**EXERCISE AIM**: Copy each line below in which the word "this" occurs.
[BEGIN]
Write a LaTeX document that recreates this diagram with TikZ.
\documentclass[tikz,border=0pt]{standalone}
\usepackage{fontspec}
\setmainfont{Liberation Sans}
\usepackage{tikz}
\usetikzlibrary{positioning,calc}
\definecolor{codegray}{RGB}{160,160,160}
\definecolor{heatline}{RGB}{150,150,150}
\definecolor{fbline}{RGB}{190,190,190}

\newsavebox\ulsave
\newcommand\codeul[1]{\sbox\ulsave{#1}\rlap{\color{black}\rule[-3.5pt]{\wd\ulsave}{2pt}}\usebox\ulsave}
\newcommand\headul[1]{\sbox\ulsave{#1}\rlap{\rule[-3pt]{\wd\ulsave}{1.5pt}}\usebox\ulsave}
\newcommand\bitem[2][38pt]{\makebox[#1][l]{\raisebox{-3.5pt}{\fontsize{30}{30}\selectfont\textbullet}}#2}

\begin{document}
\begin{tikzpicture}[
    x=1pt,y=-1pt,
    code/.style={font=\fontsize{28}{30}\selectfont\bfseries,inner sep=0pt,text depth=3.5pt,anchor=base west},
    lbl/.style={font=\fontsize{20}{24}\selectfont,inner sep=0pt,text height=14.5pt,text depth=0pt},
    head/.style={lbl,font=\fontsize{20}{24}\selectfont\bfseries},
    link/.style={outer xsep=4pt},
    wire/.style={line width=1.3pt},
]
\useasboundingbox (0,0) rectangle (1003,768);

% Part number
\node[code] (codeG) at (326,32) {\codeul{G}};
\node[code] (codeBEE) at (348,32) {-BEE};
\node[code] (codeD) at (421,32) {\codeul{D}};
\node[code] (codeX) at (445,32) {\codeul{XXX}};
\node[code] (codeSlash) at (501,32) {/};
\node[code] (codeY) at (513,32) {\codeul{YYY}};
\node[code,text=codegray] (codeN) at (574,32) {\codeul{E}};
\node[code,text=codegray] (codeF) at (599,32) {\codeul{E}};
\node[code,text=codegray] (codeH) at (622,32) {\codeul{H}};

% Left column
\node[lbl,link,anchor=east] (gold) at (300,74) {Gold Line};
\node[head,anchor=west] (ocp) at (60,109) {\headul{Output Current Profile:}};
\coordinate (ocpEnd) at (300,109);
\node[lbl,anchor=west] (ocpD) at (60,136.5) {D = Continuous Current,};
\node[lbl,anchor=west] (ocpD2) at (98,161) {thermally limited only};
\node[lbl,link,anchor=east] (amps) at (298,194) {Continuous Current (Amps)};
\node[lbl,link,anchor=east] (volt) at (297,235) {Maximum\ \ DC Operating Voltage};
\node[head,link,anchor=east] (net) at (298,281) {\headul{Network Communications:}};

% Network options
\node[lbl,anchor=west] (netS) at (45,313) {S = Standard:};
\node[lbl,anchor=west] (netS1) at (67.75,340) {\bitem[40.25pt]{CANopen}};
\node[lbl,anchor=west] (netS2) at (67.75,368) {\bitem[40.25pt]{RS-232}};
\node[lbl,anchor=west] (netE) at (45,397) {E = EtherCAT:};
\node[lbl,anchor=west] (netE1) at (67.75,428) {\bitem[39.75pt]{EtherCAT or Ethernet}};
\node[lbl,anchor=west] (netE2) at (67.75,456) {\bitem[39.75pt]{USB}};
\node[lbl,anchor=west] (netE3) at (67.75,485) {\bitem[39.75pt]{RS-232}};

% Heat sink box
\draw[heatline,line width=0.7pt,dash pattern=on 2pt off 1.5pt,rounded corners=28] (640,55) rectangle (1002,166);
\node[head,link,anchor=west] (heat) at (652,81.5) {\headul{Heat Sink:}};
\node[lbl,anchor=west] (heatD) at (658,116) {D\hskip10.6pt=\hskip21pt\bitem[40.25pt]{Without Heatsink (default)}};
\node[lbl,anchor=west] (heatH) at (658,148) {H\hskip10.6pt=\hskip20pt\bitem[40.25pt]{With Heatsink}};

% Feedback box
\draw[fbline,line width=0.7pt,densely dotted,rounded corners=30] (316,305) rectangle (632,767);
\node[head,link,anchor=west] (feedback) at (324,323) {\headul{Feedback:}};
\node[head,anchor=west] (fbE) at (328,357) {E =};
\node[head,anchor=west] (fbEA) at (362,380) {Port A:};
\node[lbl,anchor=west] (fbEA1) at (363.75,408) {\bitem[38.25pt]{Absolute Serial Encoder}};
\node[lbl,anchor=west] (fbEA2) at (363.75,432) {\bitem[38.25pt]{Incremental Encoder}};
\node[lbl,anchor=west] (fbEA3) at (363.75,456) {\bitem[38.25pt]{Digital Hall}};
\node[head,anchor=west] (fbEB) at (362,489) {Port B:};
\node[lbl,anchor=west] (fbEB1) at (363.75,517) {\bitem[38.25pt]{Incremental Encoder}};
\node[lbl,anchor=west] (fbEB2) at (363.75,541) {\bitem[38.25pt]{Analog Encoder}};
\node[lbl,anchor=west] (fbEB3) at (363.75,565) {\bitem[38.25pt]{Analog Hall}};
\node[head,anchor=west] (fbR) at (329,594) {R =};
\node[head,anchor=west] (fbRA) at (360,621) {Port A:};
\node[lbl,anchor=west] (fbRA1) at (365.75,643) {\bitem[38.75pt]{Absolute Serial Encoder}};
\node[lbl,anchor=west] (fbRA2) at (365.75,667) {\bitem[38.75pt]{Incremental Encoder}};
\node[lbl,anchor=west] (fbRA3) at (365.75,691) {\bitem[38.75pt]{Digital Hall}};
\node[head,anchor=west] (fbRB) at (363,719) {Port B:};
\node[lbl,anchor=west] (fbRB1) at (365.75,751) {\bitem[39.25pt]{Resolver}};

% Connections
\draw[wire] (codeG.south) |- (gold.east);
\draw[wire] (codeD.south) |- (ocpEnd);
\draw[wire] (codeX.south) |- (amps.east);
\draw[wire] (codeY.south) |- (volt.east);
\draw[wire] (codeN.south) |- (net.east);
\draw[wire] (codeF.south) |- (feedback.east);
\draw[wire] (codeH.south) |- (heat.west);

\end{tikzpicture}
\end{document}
[END]
[BEGIN]
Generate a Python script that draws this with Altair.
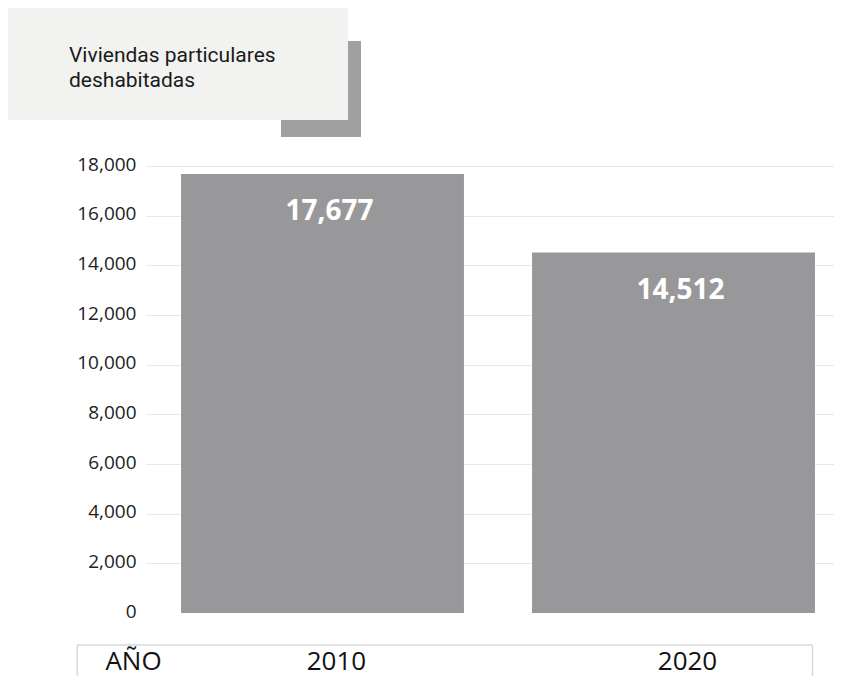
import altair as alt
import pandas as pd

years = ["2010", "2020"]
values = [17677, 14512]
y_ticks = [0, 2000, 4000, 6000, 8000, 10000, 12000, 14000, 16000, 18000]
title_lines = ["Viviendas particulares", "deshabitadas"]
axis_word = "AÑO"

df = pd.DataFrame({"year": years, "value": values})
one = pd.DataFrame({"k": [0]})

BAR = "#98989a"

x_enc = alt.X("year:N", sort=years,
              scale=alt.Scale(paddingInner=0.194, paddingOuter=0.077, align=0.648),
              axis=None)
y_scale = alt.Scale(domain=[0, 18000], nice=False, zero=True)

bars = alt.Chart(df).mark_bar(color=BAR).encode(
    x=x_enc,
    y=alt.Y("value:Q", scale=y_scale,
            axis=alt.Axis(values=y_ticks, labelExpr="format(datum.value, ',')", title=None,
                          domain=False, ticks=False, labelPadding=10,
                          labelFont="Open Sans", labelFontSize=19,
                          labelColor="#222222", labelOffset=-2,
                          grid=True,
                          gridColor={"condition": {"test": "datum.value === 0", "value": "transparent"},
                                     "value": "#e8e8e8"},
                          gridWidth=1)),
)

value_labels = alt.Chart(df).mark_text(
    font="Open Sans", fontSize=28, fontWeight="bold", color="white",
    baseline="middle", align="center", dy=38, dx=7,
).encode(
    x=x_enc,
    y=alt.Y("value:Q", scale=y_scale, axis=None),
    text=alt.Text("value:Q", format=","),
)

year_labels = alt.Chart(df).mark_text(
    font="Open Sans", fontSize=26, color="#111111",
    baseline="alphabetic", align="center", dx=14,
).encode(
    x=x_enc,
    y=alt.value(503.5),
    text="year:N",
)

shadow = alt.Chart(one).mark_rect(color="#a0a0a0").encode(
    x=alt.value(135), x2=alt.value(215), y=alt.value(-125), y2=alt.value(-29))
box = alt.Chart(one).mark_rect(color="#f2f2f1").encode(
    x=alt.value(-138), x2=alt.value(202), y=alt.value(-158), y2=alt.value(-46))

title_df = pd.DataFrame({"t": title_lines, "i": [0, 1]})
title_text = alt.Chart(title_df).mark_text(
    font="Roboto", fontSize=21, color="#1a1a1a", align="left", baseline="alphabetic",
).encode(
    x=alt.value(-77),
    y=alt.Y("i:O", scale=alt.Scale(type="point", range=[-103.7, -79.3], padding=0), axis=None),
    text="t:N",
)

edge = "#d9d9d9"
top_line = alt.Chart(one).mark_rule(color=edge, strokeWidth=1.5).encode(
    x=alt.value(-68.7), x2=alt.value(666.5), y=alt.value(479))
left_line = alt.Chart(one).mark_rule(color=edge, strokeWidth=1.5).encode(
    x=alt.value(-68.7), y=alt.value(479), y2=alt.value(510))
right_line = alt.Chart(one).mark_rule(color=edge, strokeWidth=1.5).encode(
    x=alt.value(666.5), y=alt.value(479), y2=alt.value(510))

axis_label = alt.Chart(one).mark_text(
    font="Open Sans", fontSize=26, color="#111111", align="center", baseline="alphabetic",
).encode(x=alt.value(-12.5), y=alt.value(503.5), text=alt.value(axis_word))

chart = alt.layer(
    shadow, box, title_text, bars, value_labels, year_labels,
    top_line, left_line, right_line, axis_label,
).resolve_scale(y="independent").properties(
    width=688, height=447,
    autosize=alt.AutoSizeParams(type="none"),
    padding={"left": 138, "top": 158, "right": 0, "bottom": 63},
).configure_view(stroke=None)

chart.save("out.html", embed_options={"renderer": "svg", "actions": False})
[END]
**RESULT BELOW**:
Write a LaTeX document that recreates this diagram with TikZ.
Generate a Python script that draws this with Altair.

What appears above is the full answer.